Stored items:
+ + +

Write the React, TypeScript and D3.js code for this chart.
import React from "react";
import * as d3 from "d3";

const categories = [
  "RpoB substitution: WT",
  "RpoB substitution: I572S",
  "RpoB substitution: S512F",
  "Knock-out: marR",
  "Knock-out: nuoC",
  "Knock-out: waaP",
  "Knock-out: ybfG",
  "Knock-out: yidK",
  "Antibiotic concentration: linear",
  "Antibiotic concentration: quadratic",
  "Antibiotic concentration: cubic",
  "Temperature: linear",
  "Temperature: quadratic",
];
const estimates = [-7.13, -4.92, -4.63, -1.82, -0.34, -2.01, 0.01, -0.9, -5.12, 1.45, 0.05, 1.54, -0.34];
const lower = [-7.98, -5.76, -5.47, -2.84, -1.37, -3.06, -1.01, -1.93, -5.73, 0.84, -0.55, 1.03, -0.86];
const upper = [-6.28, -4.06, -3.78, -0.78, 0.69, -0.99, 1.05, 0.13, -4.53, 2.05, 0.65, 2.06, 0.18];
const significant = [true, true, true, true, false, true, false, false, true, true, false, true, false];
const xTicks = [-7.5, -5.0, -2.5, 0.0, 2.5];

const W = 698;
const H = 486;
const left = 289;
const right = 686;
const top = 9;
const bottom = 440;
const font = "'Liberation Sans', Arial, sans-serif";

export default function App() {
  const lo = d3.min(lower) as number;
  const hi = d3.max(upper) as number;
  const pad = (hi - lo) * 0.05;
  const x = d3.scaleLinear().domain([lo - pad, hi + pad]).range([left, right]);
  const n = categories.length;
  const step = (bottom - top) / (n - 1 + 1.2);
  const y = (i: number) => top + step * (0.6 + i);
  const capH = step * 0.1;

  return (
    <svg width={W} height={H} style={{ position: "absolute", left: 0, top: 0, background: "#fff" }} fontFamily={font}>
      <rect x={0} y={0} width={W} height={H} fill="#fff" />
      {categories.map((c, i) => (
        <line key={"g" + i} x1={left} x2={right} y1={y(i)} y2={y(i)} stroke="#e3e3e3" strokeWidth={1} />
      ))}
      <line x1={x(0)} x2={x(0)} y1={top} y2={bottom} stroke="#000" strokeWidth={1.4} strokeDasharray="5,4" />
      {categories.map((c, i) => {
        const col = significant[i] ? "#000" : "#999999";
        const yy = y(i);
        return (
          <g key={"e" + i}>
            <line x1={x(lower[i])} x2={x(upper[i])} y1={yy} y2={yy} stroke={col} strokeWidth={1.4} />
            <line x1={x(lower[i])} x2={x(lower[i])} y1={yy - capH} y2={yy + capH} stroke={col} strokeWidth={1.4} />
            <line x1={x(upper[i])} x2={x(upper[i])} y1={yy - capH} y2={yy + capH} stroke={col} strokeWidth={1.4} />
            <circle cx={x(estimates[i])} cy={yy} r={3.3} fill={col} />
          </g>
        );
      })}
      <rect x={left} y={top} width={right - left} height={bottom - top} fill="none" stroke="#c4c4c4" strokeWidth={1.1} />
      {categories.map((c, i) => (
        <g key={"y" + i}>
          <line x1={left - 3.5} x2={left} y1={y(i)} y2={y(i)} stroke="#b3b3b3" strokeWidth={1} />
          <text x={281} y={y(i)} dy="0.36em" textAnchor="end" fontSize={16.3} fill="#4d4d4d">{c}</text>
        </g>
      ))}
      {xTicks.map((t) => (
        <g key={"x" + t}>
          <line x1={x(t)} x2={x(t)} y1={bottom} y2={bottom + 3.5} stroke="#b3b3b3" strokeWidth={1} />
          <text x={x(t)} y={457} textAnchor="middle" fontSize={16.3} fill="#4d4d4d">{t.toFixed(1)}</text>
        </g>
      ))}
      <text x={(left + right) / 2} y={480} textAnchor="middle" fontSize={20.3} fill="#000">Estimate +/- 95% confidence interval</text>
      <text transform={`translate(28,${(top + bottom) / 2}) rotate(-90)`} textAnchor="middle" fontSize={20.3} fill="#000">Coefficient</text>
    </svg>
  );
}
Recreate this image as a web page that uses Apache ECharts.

+ + +

## Work to complete
Set down the entries above again, word for word.

## Solution for this problem
Write the React, TypeScript and D3.js code for this chart.
import React from "react";
import * as d3 from "d3";

const categories = [
  "RpoB substitution: WT",
  "RpoB substitution: I572S",
  "RpoB substitution: S512F",
  "Knock-out: marR",
  "Knock-out: nuoC",
  "Knock-out: waaP",
  "Knock-out: ybfG",
  "Knock-out: yidK",
  "Antibiotic concentration: linear",
  "Antibiotic concentration: quadratic",
  "Antibiotic concentration: cubic",
  "Temperature: linear",
  "Temperature: quadratic",
];
const estimates = [-7.13, -4.92, -4.63, -1.82, -0.34, -2.01, 0.01, -0.9, -5.12, 1.45, 0.05, 1.54, -0.34];
const lower = [-7.98, -5.76, -5.47, -2.84, -1.37, -3.06, -1.01, -1.93, -5.73, 0.84, -0.55, 1.03, -0.86];
const upper = [-6.28, -4.06, -3.78, -0.78, 0.69, -0.99, 1.05, 0.13, -4.53, 2.05, 0.65, 2.06, 0.18];
const significant = [true, true, true, true, false, true, false, false, true, true, false, true, false];
const xTicks = [-7.5, -5.0, -2.5, 0.0, 2.5];

const W = 698;
const H = 486;
const left = 289;
const right = 686;
const top = 9;
const bottom = 440;
const font = "'Liberation Sans', Arial, sans-serif";

export default function App() {
  const lo = d3.min(lower) as number;
  const hi = d3.max(upper) as number;
  const pad = (hi - lo) * 0.05;
  const x = d3.scaleLinear().domain([lo - pad, hi + pad]).range([left, right]);
  const n = categories.length;
  const step = (bottom - top) / (n - 1 + 1.2);
  const y = (i: number) => top + step * (0.6 + i);
  const capH = step * 0.1;

  return (
    <svg width={W} height={H} style={{ position: "absolute", left: 0, top: 0, background: "#fff" }} fontFamily={font}>
      <rect x={0} y={0} width={W} height={H} fill="#fff" />
      {categories.map((c, i) => (
        <line key={"g" + i} x1={left} x2={right} y1={y(i)} y2={y(i)} stroke="#e3e3e3" strokeWidth={1} />
      ))}
      <line x1={x(0)} x2={x(0)} y1={top} y2={bottom} stroke="#000" strokeWidth={1.4} strokeDasharray="5,4" />
      {categories.map((c, i) => {
        const col = significant[i] ? "#000" : "#999999";
        const yy = y(i);
        return (
          <g key={"e" + i}>
            <line x1={x(lower[i])} x2={x(upper[i])} y1={yy} y2={yy} stroke={col} strokeWidth={1.4} />
            <line x1={x(lower[i])} x2={x(lower[i])} y1={yy - capH} y2={yy + capH} stroke={col} strokeWidth={1.4} />
            <line x1={x(upper[i])} x2={x(upper[i])} y1={yy - capH} y2={yy + capH} stroke={col} strokeWidth={1.4} />
            <circle cx={x(estimates[i])} cy={yy} r={3.3} fill={col} />
          </g>
        );
      })}
      <rect x={left} y={top} width={right - left} height={bottom - top} fill="none" stroke="#c4c4c4" strokeWidth={1.1} />
      {categories.map((c, i) => (
        <g key={"y" + i}>
          <line x1={left - 3.5} x2={left} y1={y(i)} y2={y(i)} stroke="#b3b3b3" strokeWidth={1} />
          <text x={281} y={y(i)} dy="0.36em" textAnchor="end" fontSize={16.3} fill="#4d4d4d">{c}</text>
        </g>
      ))}
      {xTicks.map((t) => (
        <g key={"x" + t}>
          <line x1={x(t)} x2={x(t)} y1={bottom} y2={bottom + 3.5} stroke="#b3b3b3" strokeWidth={1} />
          <text x={x(t)} y={457} textAnchor="middle" fontSize={16.3} fill="#4d4d4d">{t.toFixed(1)}</text>
        </g>
      ))}
      <text x={(left + right) / 2} y={480} textAnchor="middle" fontSize={20.3} fill="#000">Estimate +/- 95% confidence interval</text>
      <text transform={`translate(28,${(top + bottom) / 2}) rotate(-90)`} textAnchor="middle" fontSize={20.3} fill="#000">Coefficient</text>
    </svg>
  );
}
Recreate this image as a web page that uses Apache ECharts.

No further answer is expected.